Speaker
Description
Supernovae (SNe) and their remnants are important cosmic ray sources. However, the origin of one major type of SNe, the Type Ia, is still not well understood. Two most popular hypotheses are the single-degenerate scenario, where one white dwarf (WD) accretes matter from its giant companion until the Chandrasekhar limit is reached, and the double-degenerate scenario, where two WDs merge and explode. We focus on the second scenario. It has long been realized that binary WD systems normally take extremely long time to merge via gravitational waves and it is still unclear whether WD mergers can fully account for the observed SN Ia rate. Recent effort has been devoted to the effects of introducing a distant tertiary to the binary system.

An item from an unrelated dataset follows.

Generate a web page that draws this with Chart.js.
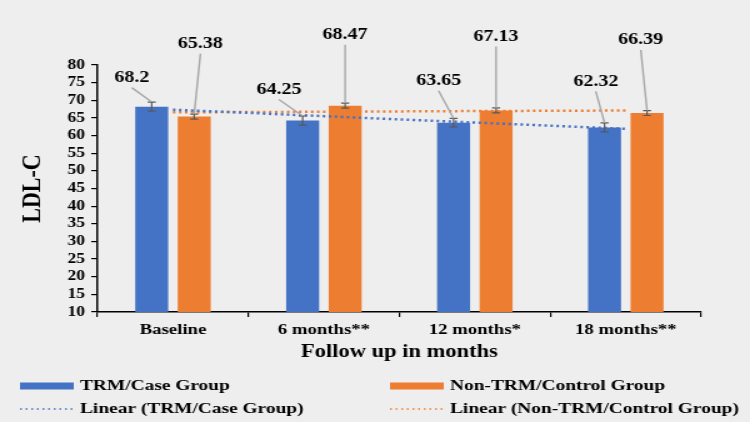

The standard “Kozai-Lidov” mechanism can lead to high eccentricities of the binary WDs, which could lead to direct collisions or much efficient energy dissipation. Alternatively, we investigate the long-term evolution of the hierarchical quadruple systems, i.e. WD binary with a binary companion, which are basically unexplored, yet they should be numerous. We explore their interesting dynamics and find that the fraction of reaching high eccentricities is largely enhanced, which hints on a higher WD merger rate than predicted from triple systems with the same set of secular and non-secular effects considered. Considering the population of quadruple stellar systems, the quadruple scenario might contribute significantly to the overall rate of Ia SNe.